My typical PutSQL flows look something like this (gist):

PutSQL Flow

Where the database insert is a three-step sequence of processors:

  1. UpdateAttributes - to format attributes that will be used in the database statement, both extracting from the current FlowFile content and calculated using NiFi's expression language. In this pattern, the FlowFile content is about to be replaced, so this may be the last chance to work with it.
  2. ReplaceText - to format the new FlowFile content as a SQL INSERT statement, using the attributes collected above to format the values in the statement using NiFi's expression language. In my simple sample flow, I use "Always Replace" as the Replacement Strategy, with text like this:
    INSERT INTO FlowFiles (uuid, filename, datetime, message)
    VALUES ('${uuid}', '${filename}', '${datetime}', '${message}')
  3. PutSQL - to finally execute the statement against the database and route based on the response. Routing the rety relationship back to PutSQL is standard, as these FlowFiles are assumed to be untried and good. However, routing the failed FlowFiles may be very dependent on your data and the types of errors you see. My template shows them routing back to the processor, which is probably not what you should do, we'll talk more about this below.
UpdateAttributes processor Extract Attributes

UpdateAttributes processor Extract Attributes

ReplaceText processor Format INSERT Statement

ReplaceText processor Format INSERT Statement

ReplaceText processor Format INSERT Statement (detail)

ReplaceText processor Format INSERT Statement (detail)

PutSQL processor Insert SQL

PutSQL processor Insert SQL

DBCPConnectionPool service MySqlConnectionPool

DBCPConnectionPool service MySqlConnectionPool

Troubleshooting

Because the PutSQL processor attempts to batch statements together for optimal performance, the error messages returned from failed statements are not obvious or individualized to the failing FlowFile and its statement. Batch error messages look like this:

Failed to update database due to a failed batch update. There were a total of 1 FlowFiles that failed, 2 that succeeded, and 5 that were not execute and will be routed to retry

In the case above, 8 FlowFiles went in to the processor, only 1 failed, but only 2 succeeded. The 5 FlowFiles that were not executed may be retried as-is, as long as you make sure to route the retry relationship back to PutSQL.

But what should you do with these failures? If you are in a development environment, or troubleshooting connectivity with test data, routing FlowFiles back to PutSQL can make sense. But in production, routing back to the processor won't help if the FlowFiles are certain to fail again. At the very least, you should have somewhere for them to go that allows you to spot the failures, understand the causes, and debug your data and flow.

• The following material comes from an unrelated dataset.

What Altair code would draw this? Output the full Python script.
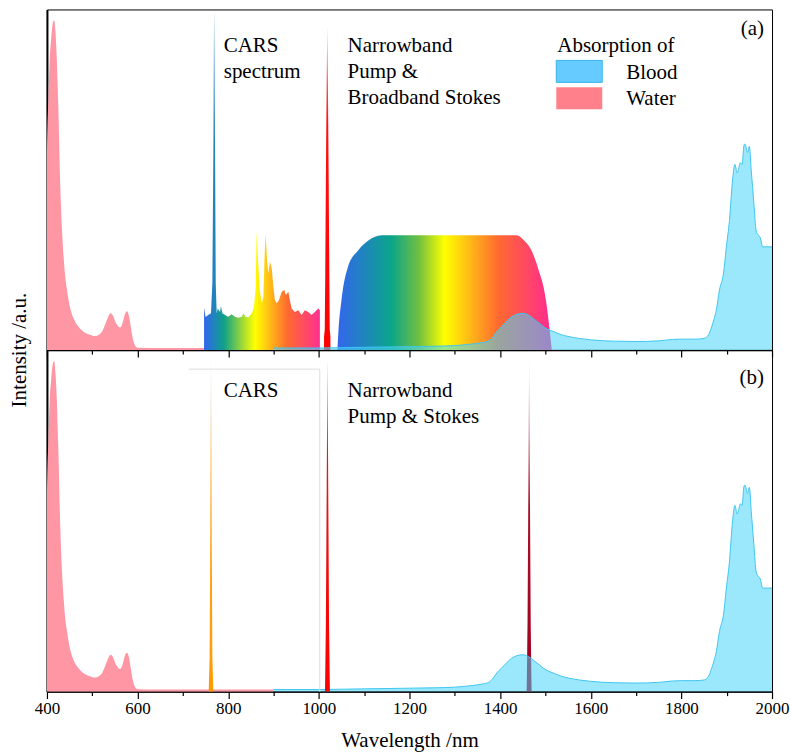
import altair as alt
import pandas as pd

FONT = "Liberation Serif"

# ---------------- data ----------------
water_wl = [400, 400, 403.6, 406, 409.5, 413, 416, 419, 422, 425, 429, 433, 437, 440, 445, 451, 458,
            466, 475, 484, 495, 506, 515, 522, 530, 536, 541, 546, 552, 557, 562, 567, 572, 577, 581,
            586, 590, 595, 600, 650, 700, 800, 900]
water_val = [0, 0.557, 0.75, 0.85, 0.917, 0.96, 0.968, 0.93, 0.85, 0.72, 0.5, 0.36, 0.27, 0.22, 0.17,
             0.125, 0.095, 0.075, 0.06, 0.051, 0.045, 0.041, 0.045, 0.055, 0.08, 0.1, 0.108, 0.1, 0.08,
             0.07, 0.066, 0.08, 0.105, 0.114, 0.1, 0.06, 0.03, 0.012, 0.007, 0.006, 0.006, 0.006, 0.006]

blood_wl = [900, 950, 1000, 1050, 1100, 1150, 1200, 1250, 1300, 1340, 1360, 1375, 1385, 1393, 1402,
            1415, 1425, 1437, 1450, 1462, 1475, 1487, 1497, 1510, 1520, 1535, 1550, 1575, 1600, 1650,
            1700, 1750, 1780, 1800, 1830, 1850, 1860, 1866, 1872, 1877, 1884, 1893, 1899, 1906, 1913,
            1918, 1921, 1923, 1926, 1930, 1934, 1938, 1940, 1943, 1946, 1950, 1954, 1960, 1965, 1970,
            1974, 1976, 1979, 1985, 2000]
blood_val = [0.006, 0.006, 0.006, 0.007, 0.008, 0.009, 0.010, 0.011, 0.013, 0.018, 0.022, 0.027, 0.04,
             0.055, 0.067, 0.085, 0.097, 0.105, 0.108, 0.103, 0.09, 0.078, 0.067, 0.058, 0.053, 0.045,
             0.04, 0.034, 0.03, 0.026, 0.025, 0.027, 0.031, 0.032, 0.032, 0.034, 0.045, 0.065, 0.09,
             0.117, 0.176, 0.226, 0.30, 0.38, 0.50, 0.545, 0.53, 0.52, 0.53, 0.55, 0.545, 0.60, 0.605,
             0.595, 0.58, 0.598, 0.53, 0.43, 0.35, 0.337, 0.33, 0.32, 0.303, 0.303, 0.303]

cars_wl = [746.7, 746.7, 750, 756, 762, 765, 767.3, 768.8, 771, 772.5, 774.6, 776.9, 782, 784, 787,
           793, 800, 807.7, 815, 822.5, 829.8, 833.5, 838.6, 844.5, 851.8, 857, 860.6, 862.8, 865.8,
           868.8, 873.8, 877.6, 880.5, 882.6, 885.6, 888.6, 892, 896, 899.6, 903, 907, 912, 918, 924,
           927, 932.7, 936, 940, 947, 954.7, 962, 969, 976.7, 984, 991, 998.8, 1002.3, 1002.3]
cars_val = [0, 0.125, 0.097, 0.103, 0.108, 0.196, 0.587, 1.0, 0.587, 0.196, 0.108, 0.122, 0.112, 0.129,
            0.108, 0.103, 0.098, 0.105, 0.098, 0.095, 0.098, 0.107, 0.098, 0.096, 0.107, 0.127, 0.186,
            0.347, 0.264, 0.186, 0.137, 0.156, 0.284, 0.342, 0.264, 0.225, 0.259, 0.24, 0.186, 0.147,
            0.137, 0.147, 0.171, 0.176, 0.161, 0.171, 0.147, 0.122, 0.112, 0.117, 0.103, 0.117, 0.112,
            0.103, 0.112, 0.122, 0.117, 0]

stokes_wl = [1041, 1043, 1050, 1064, 1087, 1110, 1138, 1436, 1454, 1469, 1483, 1501, 1510, 1514]
stokes_val = [0, 0.05, 0.147, 0.243, 0.293, 0.322, 0.337, 0.337, 0.32, 0.293, 0.243, 0.147, 0.05, 0]

pump_a_wl = [1011.5, 1011.5, 1013, 1014, 1015.5, 1017.3, 1018.6, 1019.9, 1021.7, 1023.2, 1024, 1025.5, 1025.5]
pump_a_val = [0, 0.04, 0.06, 0.2, 0.5, 0.8, 0.953, 0.8, 0.5, 0.2, 0.06, 0.04, 0]

cars_b_wl = [757, 757.5, 759, 760.5, 762, 763.5, 765, 766.5, 767]
cars_b_val = [0, 0.03, 0.1, 0.5, 0.974, 0.5, 0.1, 0.03, 0]

pump_b_wl = [1013.5, 1014, 1015.5, 1017.3, 1019, 1020.7, 1022.5, 1024, 1024.5]
pump_b_val = [0, 0.04, 0.2, 0.6, 0.974, 0.6, 0.2, 0.04, 0]

stokes_b_wl = [1458.5, 1459, 1460.5, 1462.3, 1464, 1465.7, 1467.5, 1469, 1469.5]
stokes_b_val = [0, 0.04, 0.2, 0.6, 0.98, 0.6, 0.2, 0.04, 0]

box_x1 = [713]
box_x2 = [1002]
box_top = [0.944]

tick_values = list(range(400, 2001, 100))


def df(wl, v):
    return pd.DataFrame({"wl": wl, "v": v})


ONE = pd.DataFrame({"k": [0]})


def hgrad(stops):
    return alt.Gradient(gradient="linear",
                        stops=[alt.GradientStop(offset=o, color=c) for o, c in stops],
                        x1=0, x2=1, y1=0, y2=0)


def vgrad(stops):
    return alt.Gradient(gradient="linear",
                        stops=[alt.GradientStop(offset=o, color=c) for o, c in stops],
                        x1=0, x2=0, y1=0, y2=1)


def xenc(bottom):
    kw = dict(values=tick_values, format="d", labels=bottom, labelFlush=False,
              labelExpr="datum.value % 200 === 0 ? datum.label : ''",
              tickSize={"condition": {"test": "datum.value % 200 === 0", "value": 7}, "value": 4},
              tickColor="black", tickWidth=1.2, domainColor="black", domainWidth=1.5,
              labelFont=FONT, labelFontSize=17, labelColor="black", labelPadding=2,
              grid=False)
    if bottom:
        kw.update(title="Wavelength /nm", titleFont=FONT, titleFontSize=21,
                  titleFontWeight="normal", titleColor="black", titlePadding=13)
    else:
        kw.update(title=None)
    return alt.X("wl:Q", scale=alt.Scale(domain=[400, 2000], nice=False, zero=False),
                 axis=alt.Axis(**kw))


def yenc():
    return alt.Y("v:Q", scale=alt.Scale(domain=[0, 1], nice=False),
                 axis=alt.Axis(labels=False, ticks=False, title=None, domainWidth=2,
                               domainColor="black", grid=False))


def area(data, bottom, **mark):
    return alt.Chart(data).mark_area(**mark).encode(x=xenc(bottom), y=yenc())


def text(lines, x, y, align="left", size=21, angle=None):
    kw = dict(font=FONT, fontSize=size, align=align, baseline="alphabetic",
              color="black", lineHeight=26)
    if angle is not None:
        kw.update(angle=angle, baseline="middle")
    return alt.Chart(ONE).mark_text(**kw).encode(
        x=alt.value(x), y=alt.value(y), text=alt.value(lines))


rainbow_cars = hgrad([(0, "#3366ee"), (0.17, "#0ea08a"), (0.44, "#ffff00"),
                      (0.72, "#ff6a30"), (1, "#ff3090")])
rainbow_stokes = hgrad([(0, "#3366ee"), (0.25, "#0aa58a"), (0.38, "#70c040"), (0.5, "#ffff00"),
                        (0.75, "#ff6a30"), (1, "#ff2a90")])

blood_mark = dict(color="#48d5fa", fillOpacity=0.55, interpolate="monotone",
                  line=alt.OverlayMarkDef(color="#3ec6f0", strokeWidth=1))
water_mark = dict(color="#ff96a3", interpolate="monotone")

# ---------------- panel (a) ----------------
pa = alt.layer(
    area(df(water_wl, water_val), False, **water_mark),
    area(df(cars_wl, cars_val), False, color=rainbow_cars),
    area(df(pump_a_wl, pump_a_val), False,
         color=vgrad([(0, "#d8c0c0"), (0.3, "#ff1010"), (1, "#ff0000")])),
    area(df(stokes_wl, stokes_val), False, color=rainbow_stokes, interpolate="monotone"),
    area(df(blood_wl, blood_val), False, **blood_mark),
    text(["CARS", "spectrum"], 177, 43),
    text(["Narrowband", "Pump &", "Broadband Stokes"], 301, 43),
    text("Absorption of", 511, 43),
    text("Blood", 580, 70),
    text("Water", 580, 96),
    text("(a)", 718, 26, align="right"),
    text("Intensity /a.u.", -27, 341, align="center", angle=270),
    alt.Chart(ONE).mark_rect(color="#66ccff", stroke="#33b3ee", strokeWidth=1).encode(
        x=alt.value(510), x2=alt.value(556), y=alt.value(51), y2=alt.value(73)),
    alt.Chart(ONE).mark_rect(color="#ff7f8a").encode(
        x=alt.value(510), x2=alt.value(556), y=alt.value(78), y2=alt.value(100)),
).properties(width=726, height=341)

# ---------------- panel (b) ----------------
box_df = pd.DataFrame({"x1": box_x1, "x2": box_x2, "top": box_top, "zero": [0]})
sc_x = alt.Scale(domain=[400, 2000], nice=False, zero=False)
sc_y = alt.Scale(domain=[0, 1], nice=False)

pb = alt.layer(
    area(df(water_wl, water_val), True, **water_mark),
    area(df(stokes_b_wl, stokes_b_val), True,
         color=vgrad([(0, "#e4e4e4"), (0.45, "#a8102a"), (1, "#a00020")])),
    area(df(blood_wl, blood_val), True, **blood_mark),
    area(df(cars_b_wl, cars_b_val), True,
         color=vgrad([(0, "#d0c4b8"), (0.3, "#ffaa30"), (1, "#ff9900")])),
    area(df(pump_b_wl, pump_b_val), True,
         color=vgrad([(0, "#b88a8a"), (0.3, "#e01818"), (1, "#ff0000")])),
    alt.Chart(box_df).mark_rule(color="#dddddd", strokeWidth=1).encode(
        x=alt.X("x1:Q", scale=sc_x), x2="x2:Q", y=alt.Y("top:Q", scale=sc_y)),
    alt.Chart(box_df).mark_rule(color="#dddddd", strokeWidth=1).encode(
        x=alt.X("x2:Q", scale=sc_x), y=alt.Y("top:Q", scale=sc_y), y2="zero:Q"),
    text("CARS", 177, 47),
    text(["Narrowband", "Pump & Stokes"], 301, 47),
    text("(b)", 718, 34, align="right"),
).properties(width=726, height=342)

chart = alt.vconcat(pa, pb, spacing=0, bounds="flush").properties(
    padding={"left": 8, "top": 8, "right": 0, "bottom": 0}
).configure_view(stroke="black", strokeWidth=1).configure_axis(grid=False)

chart.save("out.html", embed_options={"renderer": "svg", "actions": False})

One possible solution would be to route the FlowFiles out to disk files to be edited and reloaded. For flow application errors, a more NiFi solution is to fix the upstream cause and use the provenance data to replay the FlowFile through the fixed flow. This works great, but can be difficult to do in bulk.

Other Strategies

I like the strategy above because it is fairly general-purpose. But there is always another way with NiFi, depending on what your data looks like. Some other good options include:

  • ConvertJSONToSQL - as the name suggests, formats SQL from JSON data. Has some good options specific to this use case, like generating new FlowFiles for the SQL statement and passing on the original.
  • TransformXml - this might be a great option if you have XML data
  • ExecuteScript - if all else fails, you can use custom scripting

Bulk Load Methods

Many databases support bulk load capabilities outside the SQL standard, typically a command to load records from a text or XML file. The flexibility of NiFi shines here, as it has many features for batching incoming data, form the necessary files, then triggering the load operation. I'll try this out in a future post.